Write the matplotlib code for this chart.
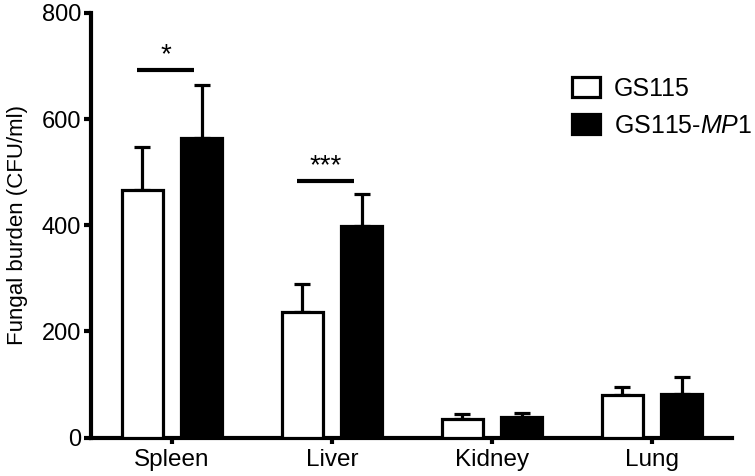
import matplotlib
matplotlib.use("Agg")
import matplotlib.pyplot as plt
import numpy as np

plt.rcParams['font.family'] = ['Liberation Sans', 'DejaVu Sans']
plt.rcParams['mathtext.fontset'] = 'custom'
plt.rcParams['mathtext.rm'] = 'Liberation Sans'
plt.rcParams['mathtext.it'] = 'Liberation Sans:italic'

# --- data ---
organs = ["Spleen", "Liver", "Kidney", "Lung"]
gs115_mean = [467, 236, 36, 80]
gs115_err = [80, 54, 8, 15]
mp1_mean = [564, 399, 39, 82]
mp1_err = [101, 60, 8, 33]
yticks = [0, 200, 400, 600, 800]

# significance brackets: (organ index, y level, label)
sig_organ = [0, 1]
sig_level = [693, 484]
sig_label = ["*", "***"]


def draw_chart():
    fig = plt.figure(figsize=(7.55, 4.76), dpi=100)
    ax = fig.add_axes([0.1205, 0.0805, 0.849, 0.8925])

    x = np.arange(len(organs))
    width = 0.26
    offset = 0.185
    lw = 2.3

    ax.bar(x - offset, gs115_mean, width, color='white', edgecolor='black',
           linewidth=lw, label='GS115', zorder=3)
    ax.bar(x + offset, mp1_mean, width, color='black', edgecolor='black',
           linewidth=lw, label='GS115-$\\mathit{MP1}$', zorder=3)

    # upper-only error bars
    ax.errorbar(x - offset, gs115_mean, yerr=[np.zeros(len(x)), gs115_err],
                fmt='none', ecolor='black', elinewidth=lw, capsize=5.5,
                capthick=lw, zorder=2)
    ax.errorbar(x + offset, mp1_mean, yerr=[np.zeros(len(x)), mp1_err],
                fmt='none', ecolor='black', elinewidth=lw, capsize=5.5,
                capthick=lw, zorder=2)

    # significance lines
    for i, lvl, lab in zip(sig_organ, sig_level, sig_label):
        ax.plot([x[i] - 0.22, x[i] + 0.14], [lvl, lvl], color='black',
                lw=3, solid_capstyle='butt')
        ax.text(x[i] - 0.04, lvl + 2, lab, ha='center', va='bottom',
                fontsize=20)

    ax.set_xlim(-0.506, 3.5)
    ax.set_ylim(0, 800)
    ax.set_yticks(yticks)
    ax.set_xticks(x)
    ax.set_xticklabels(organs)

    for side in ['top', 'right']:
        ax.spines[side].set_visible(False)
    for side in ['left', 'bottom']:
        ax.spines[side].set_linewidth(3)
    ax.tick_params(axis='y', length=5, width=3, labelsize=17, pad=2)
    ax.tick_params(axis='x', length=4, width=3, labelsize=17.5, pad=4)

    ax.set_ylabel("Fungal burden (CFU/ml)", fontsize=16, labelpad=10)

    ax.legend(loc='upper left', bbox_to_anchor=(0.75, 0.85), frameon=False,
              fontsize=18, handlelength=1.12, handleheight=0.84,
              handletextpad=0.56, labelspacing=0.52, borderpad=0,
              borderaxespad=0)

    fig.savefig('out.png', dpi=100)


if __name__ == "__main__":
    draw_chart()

§

Required task:
Write out again exactly the lines from the start of the data above through the line containing "import numpy as np", inclusive, excluding any pictures.

Answer to this task:
Write the matplotlib code for this chart.
import matplotlib
matplotlib.use("Agg")
import matplotlib.pyplot as plt
import numpy as np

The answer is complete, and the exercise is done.